(86c) Unlocking Biomass Recalcitrance Using Lignin Based Ionic Liquids

Authors: 
Sun, N., Lawrence Berkeley National Laboratory
Lee, Y., Pulp and Paper Division, Domtar
Liang, L., Lawrence Berkeley National Laboratory
He, Q., Lawrence Berkeley National Laboratory
Pray, T., Lawrence Berkeley National Laboratory
Blauch, D., Davidson College
Socha, A., Bronx Community College – City University of New York
Certain types of ionic liquids (ILs) have shown great solvation power for biopolymers, resulting in remarkable biomass pretreatment efficiency for production of renewable fuels and chemicals. To date, the best performing IL cations such as imidazolium and cholinium, are derived from petroleum and/or natural gas. ILs derived from inexpensive and renewable sources are thus highly desirable.
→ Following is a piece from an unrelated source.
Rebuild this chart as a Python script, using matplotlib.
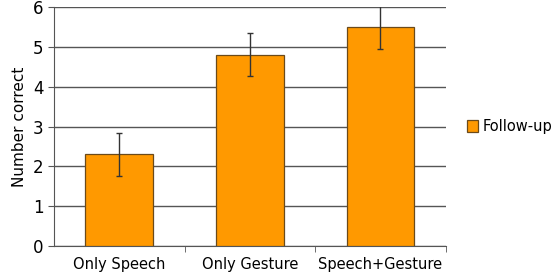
import numpy as np
import matplotlib.pyplot as plt

categories = ['Only Speech', 'Only Gesture', 'Speech+Gesture']
values = [2.3, 4.8, 5.5]
errors = [0.54, 0.54, 0.55]

fig = plt.figure(figsize=(5.51, 2.79), dpi=100)
ax = fig.add_axes([0.098, 0.118, 0.711, 0.857])

x = np.arange(len(categories))
ax.bar(x, values, width=0.52, color='#ff9900', edgecolor='#6b4a1a', linewidth=0.9,
       label='Follow-up', zorder=3)
ax.errorbar(x, values, yerr=errors, fmt='none', ecolor='#333333', elinewidth=1,
            capsize=2.5, capthick=1, zorder=4)

ax.set_xlim(-0.5, 2.5)
ax.set_ylim(0, 6)
ax.set_yticks(range(7))
ax.yaxis.grid(True, color='#555555', linewidth=1, zorder=0)
ax.set_axisbelow(True)

ax.set_xticks(x)
ax.set_xticklabels(categories, fontsize=10.5)
ax.set_xticks([0.5, 1.5, 2.5], minor=True)
ax.tick_params(axis='x', which='major', length=0, pad=8)
ax.tick_params(axis='x', which='minor', length=4, color='#555555')
ax.tick_params(axis='y', length=4, color='#555555', labelsize=12)

for s in ['top', 'right']:
    ax.spines[s].set_visible(False)
ax.spines['left'].set_color('#555555')
ax.spines['bottom'].set_color('#555555')

ax.set_ylabel('Number correct', fontsize=11)
ax.legend(loc='center left', bbox_to_anchor=(1.02, 0.5), frameon=False,
          fontsize=10.5, handlelength=0.8, handleheight=0.8, handletextpad=0.3)

plt.savefig('out.png', dpi=100)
Lignin is Earth’s most abundant, naturally-occurring aromatic polymer, and replacement of petroleum-based platforms with those derived from lignin represents a virtuous challenge for chemists.

Protic ILs prepared from benzaldehydes and furfural have demonstrated efficacy as pretreatment solvents, yielding over 85% fermentable sugars from switchgrass. We herein present the first synthesis and evaluation of quaternary benzylammonium ILs from vanillin and syringaldehyde, two major products of oxidative lignin depolymerization. Reductive amination with dialkylamines (C1-C6) followed by methylation with dimethyl carbonate was used to prepare a series of ILs, which were characterized and evaluated for their ability to pretreat switchgrass. Under mild and dilute conditions, certain ILs gave excellent pretreatment yields of fermentable sugars.